# Ibanez SRX 505 + New strings (Ernie Ball Regular) = WTF?



## 22km Tombstone (Jul 7, 2009)

Hey guys. You might remember a few weeks ago my NBD post where I picked up a used SRX505 for pretty cheap.

The thing was pretty dirty and still had the original elixirs on it I think. Anyway I got around to cleaning it up and I bought a pack of Ernie Ball regular slinky bass strings (45-130) because that's all my local store had.

I got around to putting them on and the low B string (.130) is too thick at the ball end. It doesn't sit in the saddle properly - it's just kind of touching the top of it. The string isn't being held in the slot of the saddle at all. As a result, the low B is a good few mm higher than the rest of the strings.

The bass sounds better since they're new strings, but WTF? Any other SRX owners have this problem? What's the solution? What strings are thinner (tapered?) at the ball end so it will still fit in the saddle?

I'm just confused, it's not like I'm trying to fit a huge .145 or .150 or something in there.. lol.
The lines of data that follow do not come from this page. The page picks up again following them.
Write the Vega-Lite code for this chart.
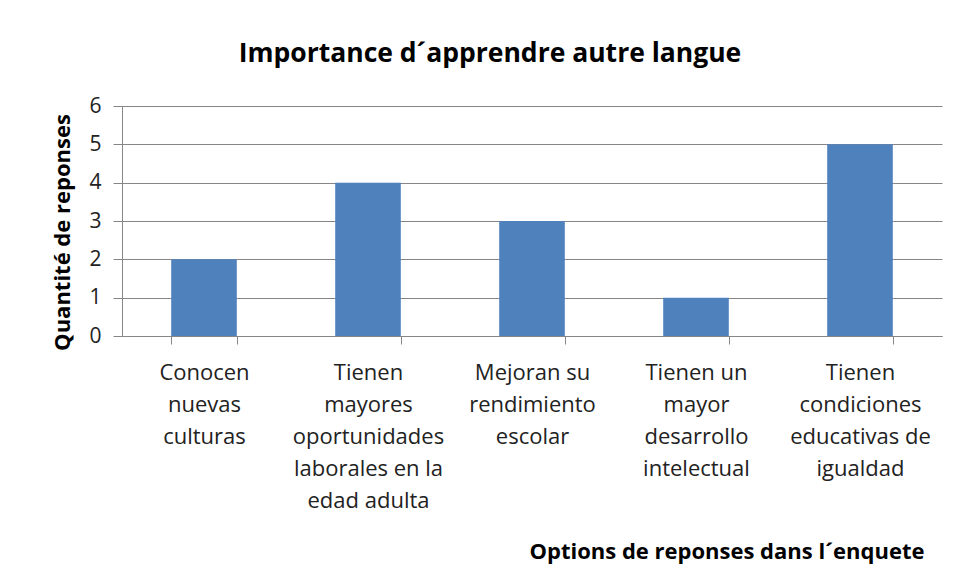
{
  "$schema": "https://vega.github.io/schema/vega-lite/v6.json",
  "autosize": "none",
  "width": 820,
  "height": 230,
  "padding": {"left": 122, "top": 106, "right": 16, "bottom": 247},
  "background": "white",
  "title": {
    "text": "Importance d´apprendre autre langue",
    "font": "Open Sans",
    "fontSize": 26.5,
    "fontWeight": "bold",
    "color": "#000000",
    "anchor": "middle",
    "dx": -42,
    "offset": 28
  },
  "data": {
    "values": [
      {"option": "Conocen nuevas culturas", "count": 2},
      {"option": "Tienen mayores oportunidades laborales en la edad adulta", "count": 4},
      {"option": "Mejoran su rendimiento escolar", "count": 3},
      {"option": "Tienen un mayor desarrollo intelectual", "count": 1},
      {"option": "Tienen condiciones educativas de igualdad", "count": 5}
    ]
  },
  "mark": {"type": "bar", "color": "#4F81BD"},
  "encoding": {
    "x": {
      "field": "option",
      "type": "nominal",
      "sort": null,
      "scale": {"paddingInner": 0.6, "paddingOuter": 0.3},
      "axis": {
        "title": "Options de reponses dans l´enquete",
        "titleFont": "Open Sans",
        "titleFontSize": 22,
        "titleFontWeight": "bold",
        "titleColor": "#000000",
        "titleAnchor": "end",
        "titleAlign": "right",
        "titleX": 802,
        "titleY": 205,
        "labelAngle": 0,
        "labelFont": "Open Sans",
        "labelFontSize": 22,
        "labelColor": "#222222",
        "labelLineHeight": 32,
        "labelPadding": 18,
        "labelLimit": 200,
        "labelBaseline": "top",
        "tickBand": "extent",
        "tickSize": 8,
        "tickColor": "#868686",
        "domainColor": "#868686",
        "labelExpr": "{'Conocen nuevas culturas': ['Conocen','nuevas','culturas'], 'Tienen mayores oportunidades laborales en la edad adulta': ['Tienen','mayores','oportunidades','laborales en la','edad adulta'], 'Mejoran su rendimiento escolar': ['Mejoran su','rendimiento','escolar'], 'Tienen un mayor desarrollo intelectual': ['Tienen un','mayor','desarrollo','intelectual'], 'Tienen condiciones educativas de igualdad': ['Tienen','condiciones','educativas de','igualdad']}[datum.value]"
      }
    },
    "y": {
      "field": "count",
      "type": "quantitative",
      "scale": {"domain": [0, 6]},
      "axis": {
        "title": "Quantité de reponses",
        "titleFont": "Open Sans",
        "titleFontSize": 22,
        "titleFontWeight": "bold",
        "titleColor": "#000000",
        "titlePadding": 14,
        "titleY": 126,
        "values": [0, 1, 2, 3, 4, 5, 6],
        "labelFont": "Open Sans",
        "labelFontSize": 21,
        "labelColor": "#222222",
        "labelPadding": 12,
        "tickSize": 9,
        "tickColor": "#868686",
        "domainColor": "#868686",
        "gridColor": "#868686",
        "gridWidth": 1
      }
    }
  },
  "config": {
    "view": {"stroke": null}
  }
}
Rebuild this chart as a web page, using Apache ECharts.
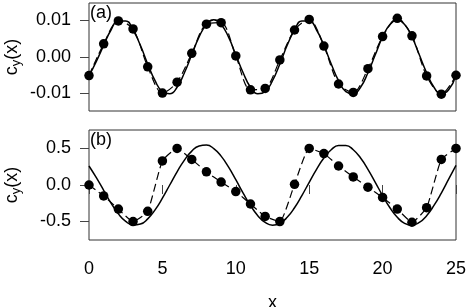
<!DOCTYPE html>
<html>
<head>
<meta charset="utf-8">
<script src="https://cdn.jsdelivr.net/npm/echarts@6/dist/echarts.min.js"></script>
<style>html,body{margin:0;padding:0;background:#fff}#c{width:467px;height:307px}</style>
</head>
<body>
<div id="c"></div>
<script>
// ---- data ----
var xPoints = [0,1,2,3,4,5,6,7,8,9,10,11,12,13,14,15,16,17,18,19,20,21,22,23,24,25];
var dotsA = [-0.0051,0.0036,0.0099,0.0077,-0.0027,-0.0099,-0.0069,0.0010,0.0090,0.0094,0.0003,-0.0090,-0.0086,-0.0008,0.0074,0.0103,0.0030,-0.0074,-0.0097,-0.0032,0.0056,0.0106,0.0058,-0.0052,-0.0102,-0.0050];
var dotsB = [0.00,-0.15,-0.33,-0.50,-0.36,0.33,0.50,0.35,0.18,0.04,-0.09,-0.26,-0.43,-0.50,0.01,0.50,0.43,0.26,0.11,-0.03,-0.17,-0.33,-0.51,-0.31,0.35,0.50];
var xFine = [0,0.5,1,1.5,2,2.5,3,3.5,4,4.5,5,5.5,6,6.5,7,7.5,8,8.5,9,9.5,10,10.5,11,11.5,12,12.5,13,13.5,14,14.5,15,15.5,16,16.5,17,17.5,18,18.5,19,19.5,20,20.5,21,21.5,22,22.5,23,23.5,24,24.5,25];
var curveA = [-0.0052,-0.0012,0.0032,0.0074,0.0099,0.0099,0.0074,0.0032,-0.0019,-0.0065,-0.0095,-0.0101,-0.0083,-0.0043,0.0006,0.0055,0.0089,0.0102,0.0089,0.0055,0.0006,-0.0043,-0.0083,-0.0101,-0.0095,
              -0.0065,-0.0019,0.0032,0.0074,0.0099,0.0099,0.0074,0.0032,-0.0019,-0.0065,-0.0095,-0.0101,-0.0083,-0.0043,0.0006,0.0055,0.0089,0.0102,0.0089,0.0055,0.0006,-0.0043,-0.0083,-0.0101,-0.0090,-0.0050];
var curveB = [0.260,0.100,-0.073,-0.248,-0.395,-0.499,-0.547,-0.535,-0.464,-0.341,-0.180,0.000,0.180,0.341,0.464,0.535,0.547,0.499,0.395,0.248,0.073,-0.110,-0.280,-0.420,-0.513,-0.550,-0.525,-0.443,-0.312,-0.145,0.037,0.215,0.369,0.482,0.542,0.542,0.482,0.369,0.215,0.037,-0.145,-0.312,-0.443,-0.525,-0.550,-0.513,-0.420,-0.280,-0.110,0.080,0.270];
var xTicks = [0,5,10,15,20,25];
var yTicksA = [-0.01,0,0.01];
var yTicksB = [-0.5,0,0.5];
var panelLabels = ['(a)','(b)'];

function pairs(xs, ys){ return xs.map(function(x,i){ return [x, ys[i]]; }); }

var FONT = 'Liberation Sans, Arial, Helvetica, sans-serif';
var FS = 18;
var BOX = '#333';
var nameRich = {
  c: {fontSize: FS, fontFamily: FONT, color: '#000', lineHeight: 22},
  s: {fontSize: 13, fontFamily: FONT, color: '#000', verticalAlign: 'bottom', lineHeight: 22}
};

function yAxis(idx, min, max, ticks, dec){
  return {
    type: 'value', gridIndex: idx, min: min, max: max,
    axisLine: {show: false},
    splitLine: {show: false},
    axisTick: {show: true, length: 9, customValues: ticks, lineStyle: {color: '#444', width: 1}},
    axisLabel: {show: true, customValues: ticks, margin: 18, fontSize: FS, fontFamily: FONT, color: '#000',
      formatter: function(v){ return (Math.abs(v) < 1e-12 ? 0 : v).toFixed(dec); }},
    name: '{c|c}{s|y}{c|(x)}', nameLocation: 'middle', nameRotate: 90, nameGap: 66,
    nameMoveOverlap: false,
    nameTextStyle: {rich: nameRich}
  };
}

var option = {
  animation: false,
  backgroundColor: '#fff',
  grid: [
    {left: 89, top: 3, width: 367, height: 108, show: true, borderColor: BOX, borderWidth: 1, backgroundColor: 'transparent', outerBoundsMode: 'none', containLabel: false},
    {left: 89, top: 130, width: 367, height: 110, show: true, borderColor: BOX, borderWidth: 1, backgroundColor: 'transparent', outerBoundsMode: 'none', containLabel: false}
  ],
  xAxis: [
    {type: 'value', gridIndex: 0, min: 0, max: 25, interval: 5,
     axisLine: {show: false}, axisTick: {show: false}, axisLabel: {show: false}, splitLine: {show: false}},
    {type: 'value', gridIndex: 1, min: 0, max: 25, interval: 5,
     axisLine: {show: false}, splitLine: {show: false},
     axisTick: {show: true, length: 9, customValues: xTicks, lineStyle: {color: '#444', width: 1}},
     axisLabel: {show: true, customValues: xTicks, margin: 20, fontSize: FS, fontFamily: FONT, color: '#000'},
     name: 'x', nameLocation: 'middle', nameGap: 54, nameMoveOverlap: false,
     nameTextStyle: {fontSize: FS, fontFamily: FONT, color: '#000'}}
  ],
  yAxis: [
    yAxis(0, -0.0148, 0.0148, yTicksA, 2),
    yAxis(1, -0.753, 0.753, yTicksB, 1)
  ],
  graphic: [
    {type: 'text', left: 90, top: 4, style: {text: panelLabels[0], fontSize: FS, fontFamily: FONT, fill: '#000'}},
    {type: 'text', left: 90, top: 131, style: {text: panelLabels[1], fontSize: FS, fontFamily: FONT, fill: '#000'}}
  ],
  series: [
    {type: 'line', xAxisIndex: 0, yAxisIndex: 0, data: pairs(xFine, curveA), smooth: true, showSymbol: false,
     lineStyle: {color: '#000', width: 1.5}, z: 2},
    {type: 'line', xAxisIndex: 0, yAxisIndex: 0, data: pairs(xPoints, dotsA), smooth: 0.3, symbol: 'circle', symbolSize: 9.5,
     itemStyle: {color: '#000'}, lineStyle: {color: '#000', width: 1.2, type: [8, 4]}, z: 3},
    {type: 'line', xAxisIndex: 1, yAxisIndex: 1, data: pairs(xFine, curveB), smooth: true, showSymbol: false,
     lineStyle: {color: '#000', width: 1.5}, z: 2},
    {type: 'line', xAxisIndex: 1, yAxisIndex: 1, data: pairs(xPoints, dotsB), smooth: 0.15, symbol: 'circle', symbolSize: 9.5,
     itemStyle: {color: '#000'}, lineStyle: {color: '#000', width: 1.2, type: [8, 4]}, z: 3}
  ]
};
var chart = echarts.init(document.getElementById('c'), null, {renderer: 'canvas'});
chart.setOption(option);
</script>
</body>
</html>
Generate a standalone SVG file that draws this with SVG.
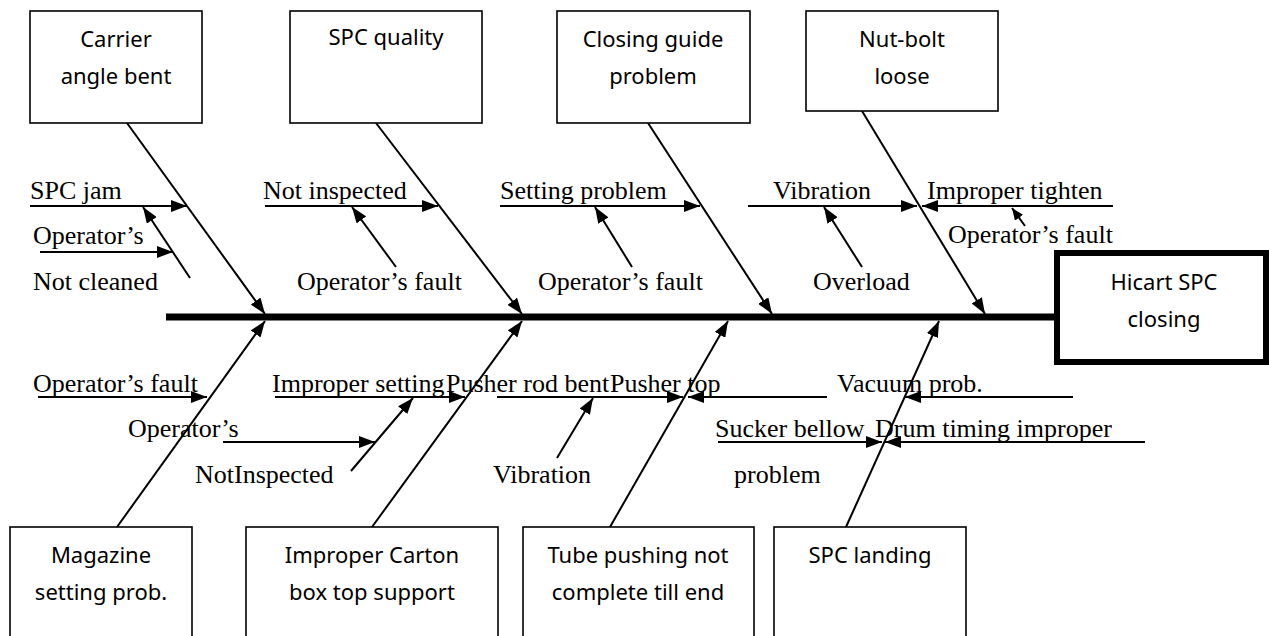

No one? What strings do you SRX guys use?


----------



## cev (Jul 8, 2009)

Yeah, the low b on my SRX-355 is like that. The stock setup came with that saddle lowered further than the others to make all the strings the same height. It's not really a big deal, in fact I didn't even notice it until you pointed it out.


----------



## 22km Tombstone (Jul 8, 2009)

Weird. Thanks for the reply dude. Nice to know I'm not the only one. I guess I'll just lower the saddle. Thanks!


----------



## MTech (Jul 15, 2009)

If you get the LaBella Bass Strings the lower strings 128+ are tapered because of this, and to give you a faster bass response. Most basses are like the one you have but some like the BTB have larger saddles to the string can sit properly when not tapered.


----------